There is a temple within that heart palace. In that temple, Dee saw the statues of Sekhmet, Sutekh, and Heru. When she told me this, my initial belief was that it had to do with not just who I was back then but who I am in general. I believed that the imagery of Sutekh and Heru hearkened back to the days when I was of the royal household. Both, prior to Sutekh’s demonization over the years, were royal guardians in their own right. I assumed the statues had more to do with past lives and these gods being the most important gods in those past lives. Obviously, Sekhmet has more bearing now than she probably did back then (although I couldn’t say for sure how correct that is).

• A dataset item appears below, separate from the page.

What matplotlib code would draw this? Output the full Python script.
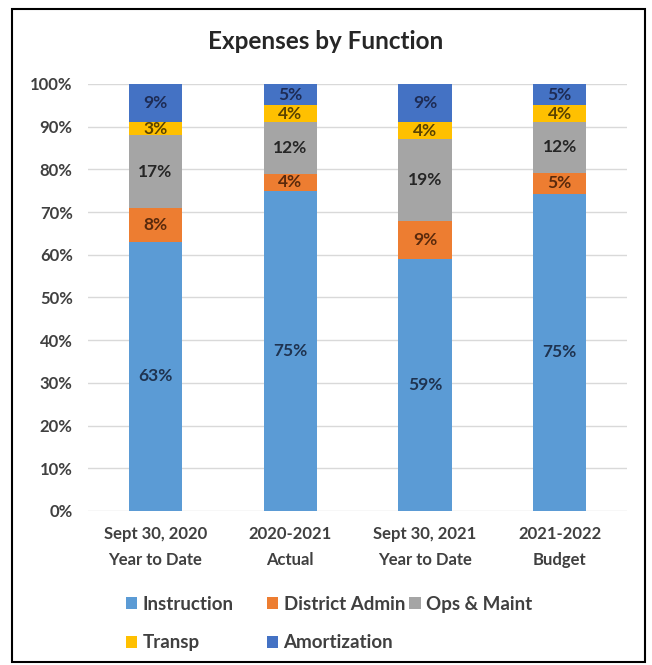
import numpy as np
import matplotlib.pyplot as plt
from matplotlib.patches import Rectangle

# categories on the x axis
periods = ["Sept 30, 2020\nYear to Date", "2020-2021\nActual",
           "Sept 30, 2021\nYear to Date", "2021-2022\nBudget"]

# percent shares as shown in the data labels
instruction = [63, 75, 59, 75]
district_admin = [8, 4, 9, 5]
ops_maint = [17, 12, 19, 12]
transp = [3, 4, 4, 4]
amortization = [9, 5, 9, 5]

series_names = ["Instruction", "District Admin", "Ops & Maint", "Transp", "Amortization"]
series_vals = [instruction, district_admin, ops_maint, transp, amortization]
colors = ["#5B9BD5", "#ED7D31", "#A5A5A5", "#FFC000", "#4472C4"]
label_colors = ["#1F3350", "#5A2A0C", "#262626", "#5A4300", "#1E2C55"]
y_ticks = [0, 10, 20, 30, 40, 50, 60, 70, 80, 90, 100]

plt.rcParams['font.family'] = ['Lato', 'DejaVu Sans']

fig = plt.figure(figsize=(6.52, 6.65), dpi=100)
ax = fig.add_axes([0.135, 0.2316, 0.8267, 0.6421])

vals = np.array(series_vals, dtype=float)
# 100% stacked: each column scaled to its own total
shares = vals / vals.sum(axis=0) * 100
x = np.arange(len(periods))
bottom = np.zeros(len(periods))
handles = []
for i in range(len(series_names)):
    b = ax.bar(x, shares[i], width=0.395, bottom=bottom, color=colors[i],
               label=series_names[i], zorder=3)
    handles.append(b)
    for j in range(len(periods)):
        ax.text(x[j], bottom[j] + shares[i][j] / 2, "%d%%" % vals[i][j],
                ha='center', va='center', fontsize=12.5, fontweight='bold',
                color=label_colors[i], zorder=4)
    bottom += shares[i]

ax.set_xlim(-0.5, 3.5)
ax.set_ylim(0, 100)
ax.set_yticks(y_ticks)
ax.set_yticklabels(["%d%%" % t for t in y_ticks])
ax.set_xticks(x)
ax.set_xticklabels(periods, linespacing=1.75)
ax.yaxis.grid(True, color="#D9D9D9", linewidth=1, zorder=0)
for s in ax.spines.values():
    s.set_visible(False)
ax.tick_params(axis='both', length=0, labelsize=12, labelcolor="#404040")
ax.tick_params(axis='y', pad=11)
ax.tick_params(axis='x', pad=11)
for lab in ax.get_xticklabels() + ax.get_yticklabels():
    lab.set_fontweight('bold')

fig.text(0.5, 0.937, "Expenses by Function", ha='center', va='center',
         fontsize=17.5, fontweight='bold', color="#262626")

# legend laid out like Excel: three columns at fixed positions, row-major
legend_cols = [([0, 3], 0.193), ([1, 4], 0.409), ([2], 0.628)]
for idx, xpos in legend_cols:
    leg = fig.legend([handles[k] for k in idx], [series_names[k] for k in idx],
                     loc='upper left', bbox_to_anchor=(xpos, 0.104), frameon=False,
                     borderpad=0, borderaxespad=0,
                     handlelength=0.6, handleheight=0.6, handletextpad=0.3,
                     labelspacing=1.15, prop={'size': 13.5, 'weight': 'bold'})
    for t in leg.get_texts():
        t.set_color("#404040")

fig.patches.append(Rectangle((0.018, 0.004), 0.971, 0.982, transform=fig.transFigure,
                             fill=False, edgecolor='black', linewidth=1.5))

fig.savefig("out.png", dpi=100)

I left it at that.
I was wrong.
Dee told me today after a brief conversation that I had been called a “child of Sutekh.” My initial response to this was pretty much denial and negativity. I shook my head (as though she could see it). There was no way I was a child of Sutekh. It wasn’t that I was hoping to deny it and therefore make it true. I couldn’t see a damn thing about myself that would even remotely have been proved to make me a child of his. I was not chaotic or tricksy or any of that jazz. I was falling into the patterns we see amongst other Kemetics – Sutekh is the evil! Some days, I forget that I’m supposed to be more broad minded about my own religion. After a while, I started thinking more intently with what she was saying. “A child of Sutekh.”
And I’m beginning to rethink the purpose behind that particular aspect to my heart palace. Maybe it’s not just a reliquary for my soul portions, given to those gods. Maybe it has more to do with a reminder that I am a child of all three of them, in some manner or another. I couldn’t be sure, of course, but there’s a feeling here… a feeling that I should pay closer attention to where my thoughts are headed.
Also, I hear laughter in my head and it’s not the Old Man’s guffaw.